[Figure scripts]

---------------

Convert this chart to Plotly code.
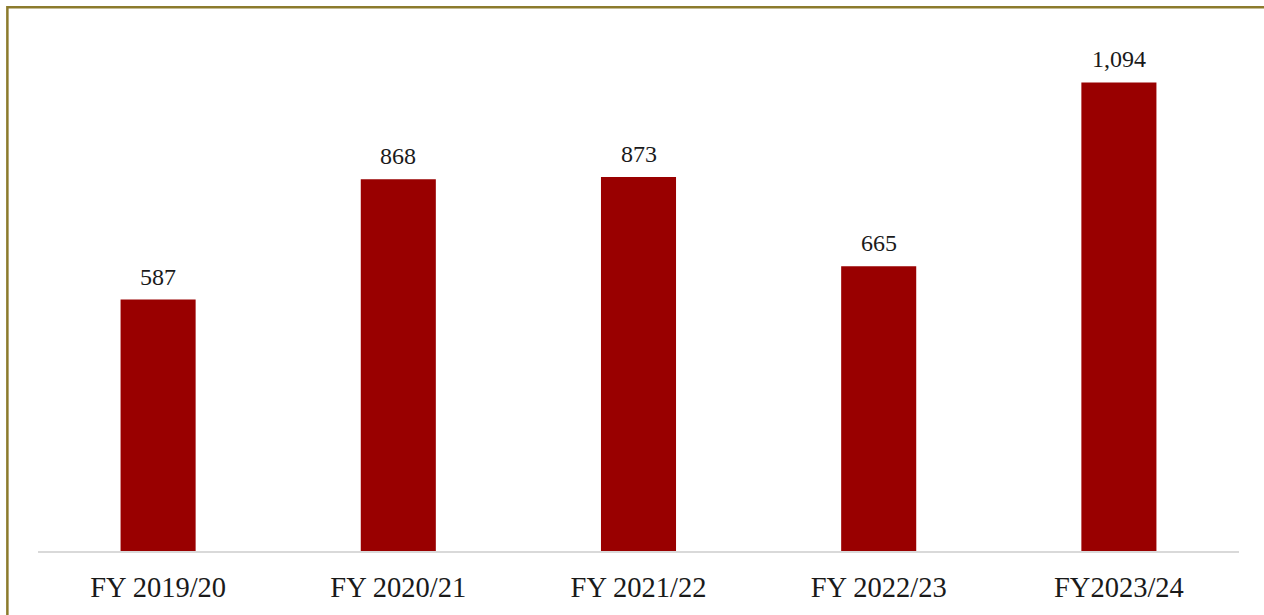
import plotly.graph_objects as go

categories = ["FY 2019/20", "FY 2020/21", "FY 2021/22", "FY 2022/23", "FY2023/24"]
values = [587, 868, 873, 665, 1094]
value_labels = ["587", "868", "873", "665", "1,094"]

SERIF = "Liberation Serif, Times New Roman, serif"

fig = go.Figure()
fig.add_trace(go.Bar(
    x=categories, y=values,
    marker=dict(color="#990000", line=dict(width=0)),
    hoverinfo="x+y",
))

for c, v, t in zip(categories, values, value_labels):
    fig.add_annotation(
        x=c, y=v, text=t, showarrow=False,
        xref="x", yref="y", yanchor="bottom", yshift=8,
        font=dict(family=SERIF, size=24, color="#1a1a1a"),
    )

# outer frame (partially off-page, like the reference)
fig.add_shape(type="rect", xref="paper", yref="paper",
              x0=-0.0255, x1=1.2, y0=-0.3, y1=1.058,
              line=dict(color="#8c7b2c", width=2.5), fillcolor="rgba(0,0,0,0)",
              layer="below")

fig.update_layout(
    width=1264, height=615,
    margin=dict(l=38, r=25, t=37, b=59),
    paper_bgcolor="white", plot_bgcolor="white",
    bargap=0.6875,
    showlegend=False,
    xaxis=dict(
        showline=True, linecolor="#d9d9d9", linewidth=2,
        ticks="outside", ticklen=10, tickcolor="rgba(0,0,0,0)",
        tickfont=dict(family=SERIF, size=28.5, color="#1a1a1a"),
        showgrid=False, zeroline=False,
    ),
    yaxis=dict(
        range=[0, 1200], visible=False, showgrid=False, zeroline=False,
    ),
)

fig.write_html("out.html")
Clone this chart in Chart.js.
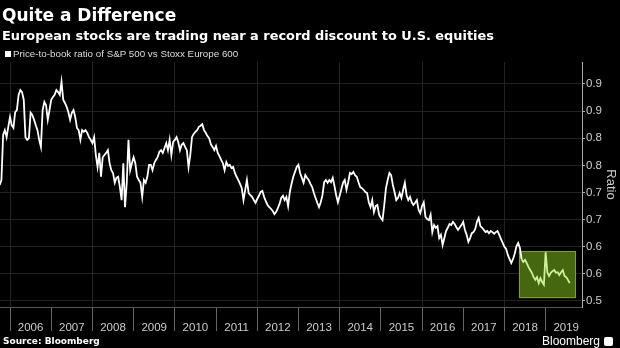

---------------

Goal
Starting at the first line of the records above, set down each line exactly through the one that holds "Serif, Times New". Omit pictures.

Response
Convert this chart to Plotly code.
import plotly.graph_objects as go

categories = ["FY 2019/20", "FY 2020/21", "FY 2021/22", "FY 2022/23", "FY2023/24"]
values = [587, 868, 873, 665, 1094]
value_labels = ["587", "868", "873", "665", "1,094"]

SERIF = "Liberation Serif, Times New Roman, serif"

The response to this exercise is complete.